Re^2: Test Survey Results
by cog (Parson) on Aug 04, 2008 at 15:41 UTC
    :; time make test PERL_DL_NONLAZY=1 /usr/bin/perl "-MExtUtils::Command::MM" "-e" "test_h +arness(0, 'blib/lib', 'blib/arch')" t/*.t t/01-conversion_0_10000................ok t/02-conversion_10001_999999...........ok t/03-conversion_1000000_and_up.........ok t/04-special-cases.....................ok t/71-version_numbers_are_the_same......ok t/pod-coverage.........................ok t/pod..................................ok All tests successful. Files=7, Tests=10218, 7 wallclock secs ( 0.94 usr 0.15 sys + 6.70 c +usr 0.14 csys = 7.93 CPU) Result: PASS real 0m7.180s user 0m7.726s sys 0m0.324s

    There you go, over 10k tests in just 7 seconds.

    Granted, that is not a full system, just a module. However, my answers remain: my largest test suite has over 10000 tests, and it runs in just a few seconds.

    I also recall creating a system with ~400 tests that would run in just no time. Then again, the most enforced requisite of that platform was that it had to process over 1000 requests per second.

    And it did.

      ambs@rachmaninoff ProjectoDicionario$ time make test
      PERL_DL_NONLAZY=1 /usr/bin/perl "-MExtUtils::Command::MM" "-e" "test_harness(0)" t/*.t
      All tests successful.
      Files=3, Tests=67546, 16 wallclock secs (13.43 cusr +  1.40 csys = 14.83 CPU)
      real	0m15.786s
      user	0m18.537s
      sys	0m1.806s

      This is not to show tests run quickly, as the tests are quite simple. What I would like to say is that these tests in particular are not testing code, but testing data quality (a PT dictionary formatting).

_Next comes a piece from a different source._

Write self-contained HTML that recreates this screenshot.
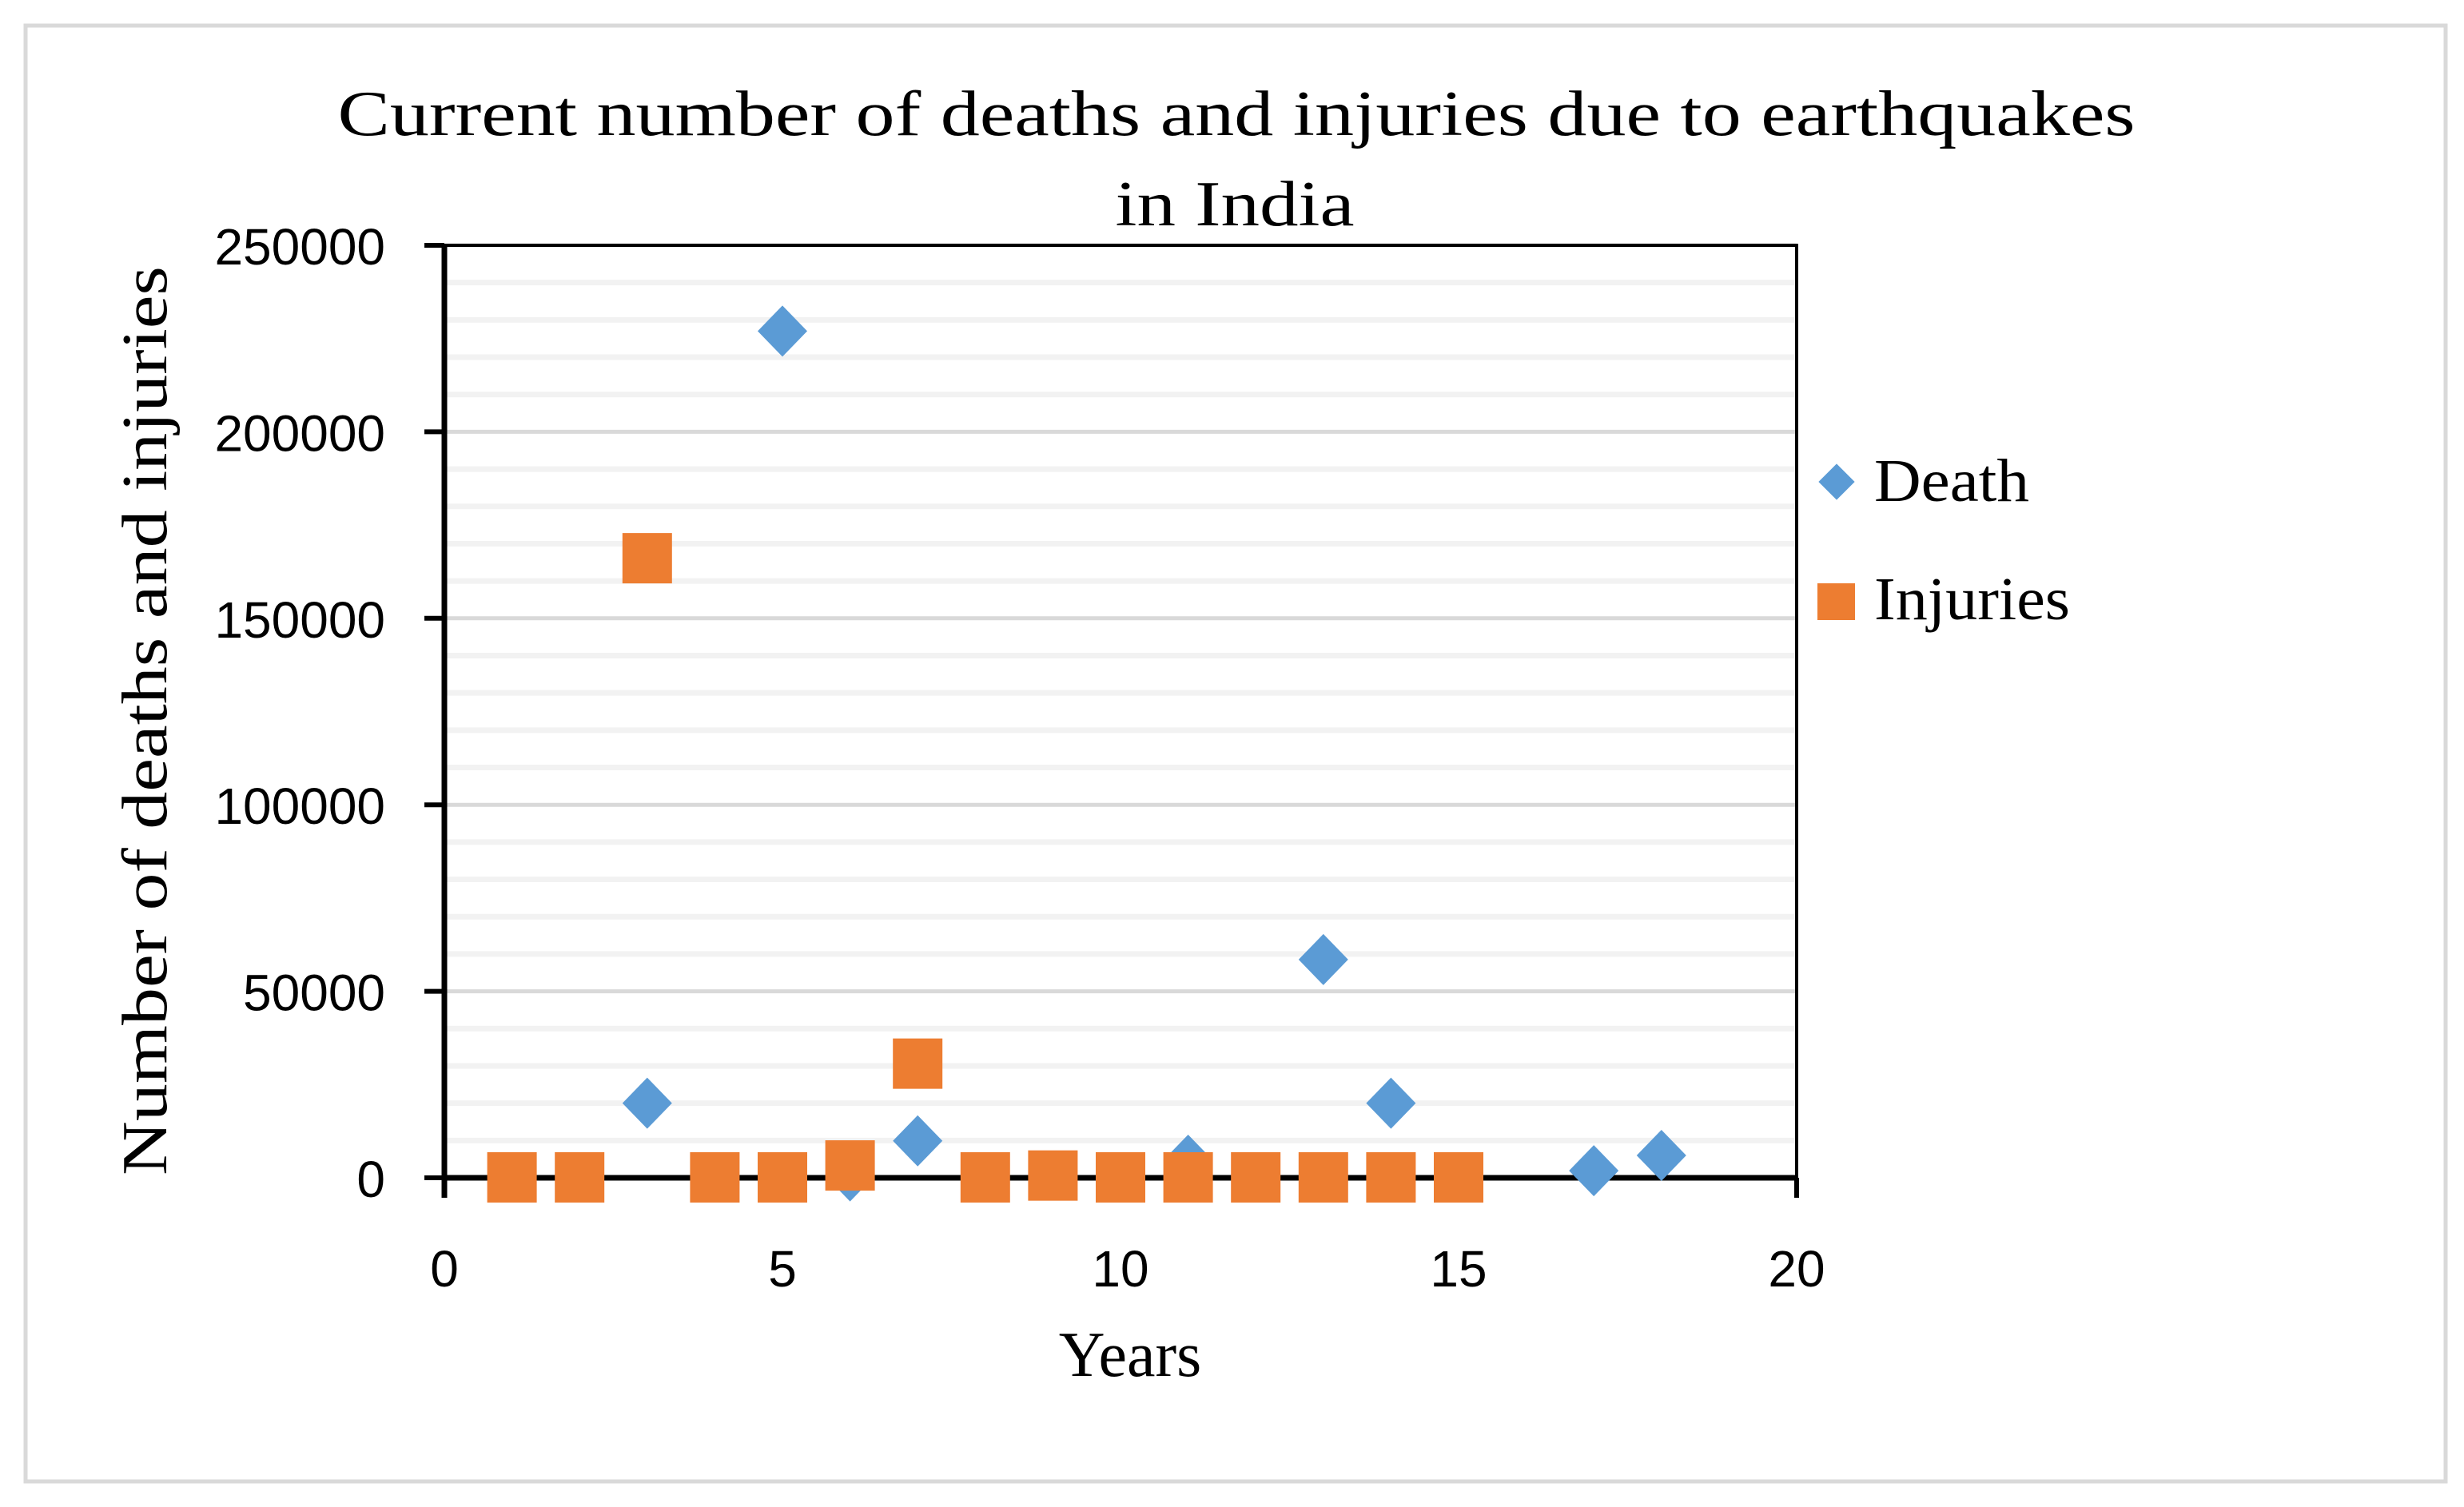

      Why is this helpful? Because when I too the time to write the tests, I found out that I had more than 6000 entries with formatting errors.

      Alberto Simões

      Obviously one can have a ton of trivial tests that run in very little time. That doesn't demonstrate a lack of bias. The bias was not contemplating the possibility that an extensive test suite could take much more than 20 minutes to run. In my experience, extensive test suites on a company-wide scale usually take quite a bit more than 20 minutes to run, so I don't consider such to be an 'outlier' as characterized by Ovid to dismiss the criticism. But I'd not have set the upper limit on number of tests at 10,000 either. I'm sure we each have over 100,000 tests at my current and previous employer.